The gratitude monologues – 600 miles of conversation


Tim Hargis

This is me and my cousin back when we would make various menus for imaginary customers and tell each other silly dreams.

I can’t remember a time in our lives when we weren’t attached at the hip.

When we were young, we would play “restaurant” with imaginary food and guests—unless our family was willing to indulge in our antics. We would spend hours beforehand creating menus; we put in strenuous research on what we thought our imaginary guests would fancy the most.

Our aunt would cut our hair whenever we were visiting together. We would take turns sitting on the kitchen table while she gave us a trim after our baths, and then we would go back to the playroom where we would play “school.”

Our time in the pool was my favorite. We would only play “mermaids” on occasion, as most of our time was spent doing different jumps into the pool and having our family rate us on a scale from one to ten. We would also use tiny foam boogie boards as surfboards and attempt to stand on them—we were seldom successful. 

It didn’t take much convincing to our parents to let us have sleepovers—to my recollection, it was their idea. We spent each night staying up catching each other up on life. While we still make an effort to do this every time I come to visit, our nighttime chats have shifted from silly crushes and weird dreams to talks about the future and updates on our friends at school.

We are still as attached to the hip as I can remember from when we were younger, except now, it’s harder. We’re even farther apart now than ever.

I miss you more than the paragraphs I send to you can portray.

I didn’t think that you being 600 miles away rather than 400 would make much of a difference—it was still far. But I’ve missed you more than I have in the past, and I know that the feeling is mutual.

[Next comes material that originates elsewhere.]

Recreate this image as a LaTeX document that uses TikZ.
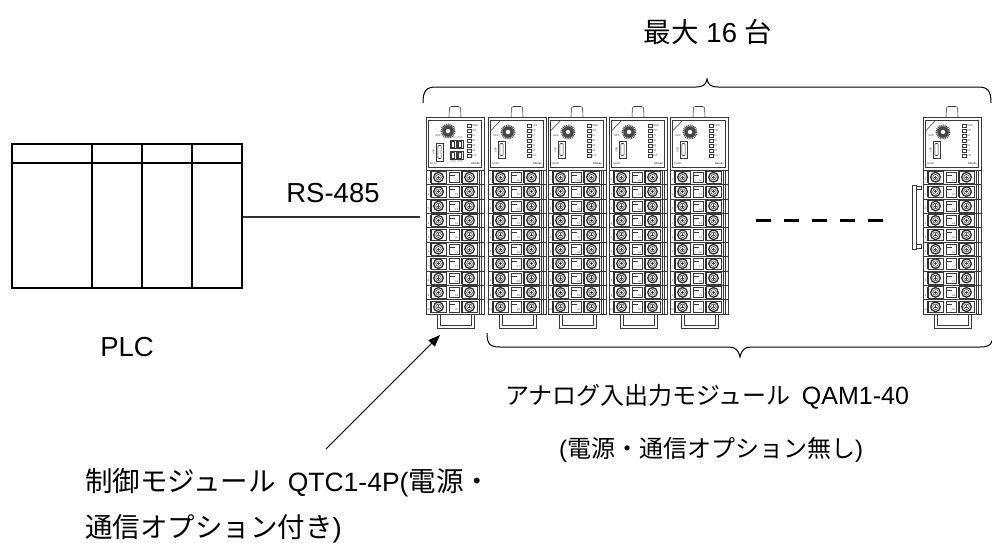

Recently, we have been closer than ever, despite the long distance. And though we cannot have our late-night conversations in person, we make do with what we have.

The weight on my shoulders immediately lifts after I see a text from you. While others may see this as a common action and brush it off, I know that your texts are filled with meaningful words and stories that warm my chest and allow for a wide grin to spread across my face. 

We send each other paragraphs upon paragraphs updating each other on our chaotic lives that tend to evolve every waking moment. You tell me about college and I tell you about junior year. I tell you about college tours I’ve been on and my thoughts about the campus and you tell me about your experience choosing a school. We both talk about who is going to visit when, and the agony that lingers around the subject. 

Before we had this, I didn’t know how to let out the stress and build-up of emotions that follow me throughout my day. Now, without hesitation, I go to you, because you always know what to say—you always have the right words. You always have, now that I think about it. I just never appreciated it until now. 

I miss you more than the paragraphs I send to you can portray. I miss playing Uno together in the pool and getting our nails done together, even though it always ends badly for at least one of us. I miss your hugs and the plans we make for the future.

Most of all, I miss listening to you speak words that I will never forget, but for now, paragraphs within a gray bubble will suffice.